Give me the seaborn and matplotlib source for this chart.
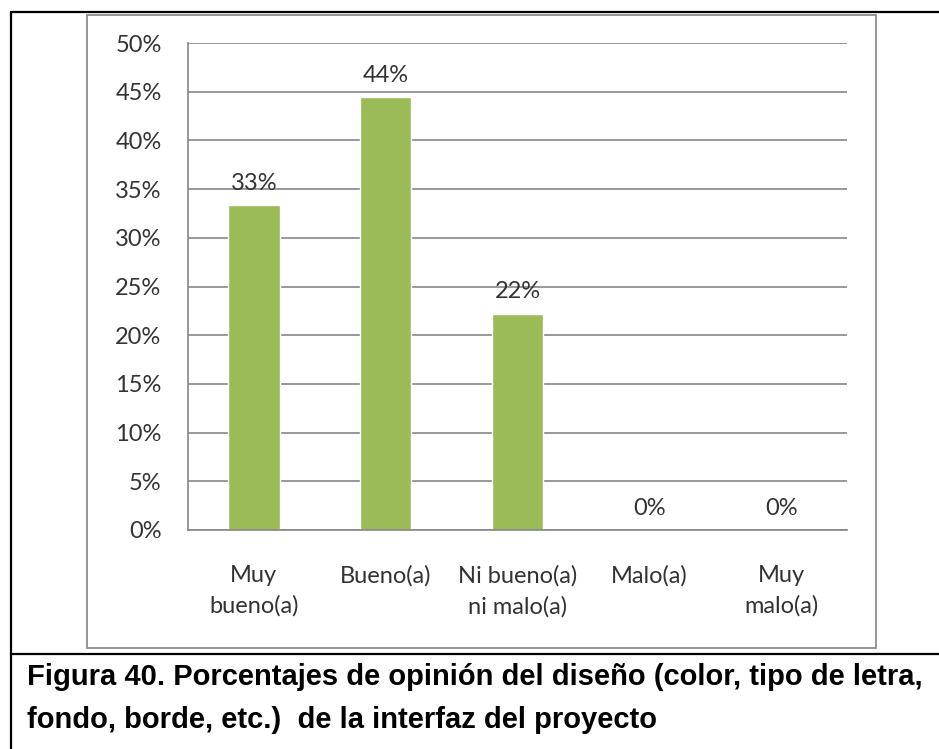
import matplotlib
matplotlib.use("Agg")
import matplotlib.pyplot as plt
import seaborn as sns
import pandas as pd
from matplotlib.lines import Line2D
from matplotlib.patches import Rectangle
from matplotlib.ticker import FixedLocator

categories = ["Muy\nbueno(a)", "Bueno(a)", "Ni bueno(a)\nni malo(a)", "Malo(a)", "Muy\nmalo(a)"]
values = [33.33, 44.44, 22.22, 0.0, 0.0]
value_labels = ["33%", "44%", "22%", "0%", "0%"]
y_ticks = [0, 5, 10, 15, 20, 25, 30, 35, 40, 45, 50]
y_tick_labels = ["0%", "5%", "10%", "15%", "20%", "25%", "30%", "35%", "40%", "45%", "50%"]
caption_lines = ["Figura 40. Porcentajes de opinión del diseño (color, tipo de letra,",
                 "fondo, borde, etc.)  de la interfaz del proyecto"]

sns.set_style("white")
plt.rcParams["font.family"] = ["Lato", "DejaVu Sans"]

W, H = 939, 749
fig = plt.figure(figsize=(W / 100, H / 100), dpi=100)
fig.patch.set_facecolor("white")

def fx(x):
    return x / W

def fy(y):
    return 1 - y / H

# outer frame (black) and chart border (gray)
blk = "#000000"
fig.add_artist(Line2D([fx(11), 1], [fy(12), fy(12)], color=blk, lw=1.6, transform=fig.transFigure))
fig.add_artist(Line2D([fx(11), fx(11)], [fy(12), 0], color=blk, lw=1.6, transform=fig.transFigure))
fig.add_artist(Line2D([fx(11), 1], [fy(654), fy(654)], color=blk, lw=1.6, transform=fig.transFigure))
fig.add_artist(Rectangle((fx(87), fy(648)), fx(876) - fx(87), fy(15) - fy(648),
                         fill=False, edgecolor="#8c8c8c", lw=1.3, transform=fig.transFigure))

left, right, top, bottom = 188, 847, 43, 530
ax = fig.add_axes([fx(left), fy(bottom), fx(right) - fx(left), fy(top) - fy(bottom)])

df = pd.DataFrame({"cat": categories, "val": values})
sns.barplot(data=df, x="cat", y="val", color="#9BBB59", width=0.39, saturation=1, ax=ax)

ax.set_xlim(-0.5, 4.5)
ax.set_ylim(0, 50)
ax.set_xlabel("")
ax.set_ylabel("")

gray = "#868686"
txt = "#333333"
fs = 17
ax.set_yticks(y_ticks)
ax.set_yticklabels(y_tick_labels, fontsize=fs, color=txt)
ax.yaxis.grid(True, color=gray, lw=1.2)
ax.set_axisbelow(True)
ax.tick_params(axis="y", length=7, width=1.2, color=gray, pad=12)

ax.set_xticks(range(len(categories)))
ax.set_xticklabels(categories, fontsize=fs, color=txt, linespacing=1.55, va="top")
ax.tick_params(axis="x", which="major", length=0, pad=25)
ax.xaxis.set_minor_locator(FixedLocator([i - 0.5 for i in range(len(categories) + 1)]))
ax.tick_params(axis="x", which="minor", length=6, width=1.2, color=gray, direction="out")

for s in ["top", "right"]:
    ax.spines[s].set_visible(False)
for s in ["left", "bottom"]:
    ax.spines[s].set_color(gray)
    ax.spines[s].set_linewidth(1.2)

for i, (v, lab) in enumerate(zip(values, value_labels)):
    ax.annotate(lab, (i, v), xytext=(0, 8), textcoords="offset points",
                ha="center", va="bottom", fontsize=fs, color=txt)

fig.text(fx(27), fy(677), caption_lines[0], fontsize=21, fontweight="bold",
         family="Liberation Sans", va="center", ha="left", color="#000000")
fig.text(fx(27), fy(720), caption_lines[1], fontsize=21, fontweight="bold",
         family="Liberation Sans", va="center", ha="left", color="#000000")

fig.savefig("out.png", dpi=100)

····················

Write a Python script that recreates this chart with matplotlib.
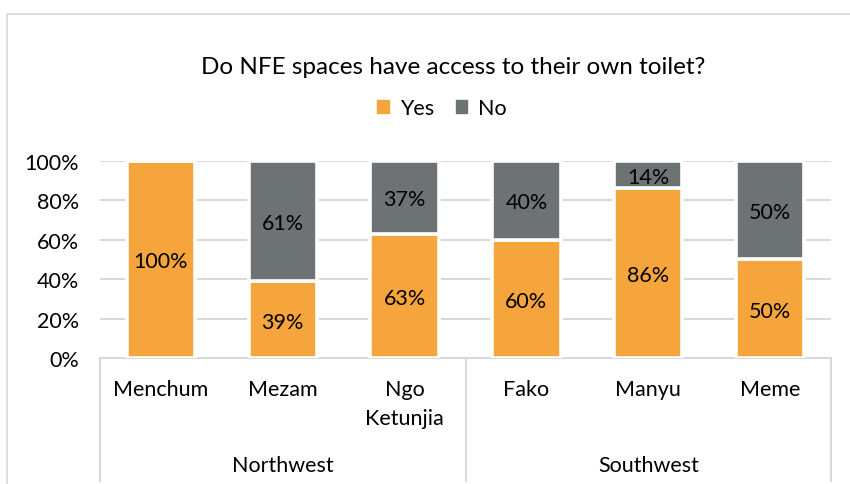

····················

- [What you have to do]:
Copy, exactly as they stand, the lines from the one that holds "Give me the" to the one that holds "from matplotlib.ticker import FixedLocator", both included, and drop every picture.

- [Problem solution]:
Give me the seaborn and matplotlib source for this chart.
import matplotlib
matplotlib.use("Agg")
import matplotlib.pyplot as plt
import seaborn as sns
import pandas as pd
from matplotlib.lines import Line2D
from matplotlib.patches import Rectangle
from matplotlib.ticker import FixedLocator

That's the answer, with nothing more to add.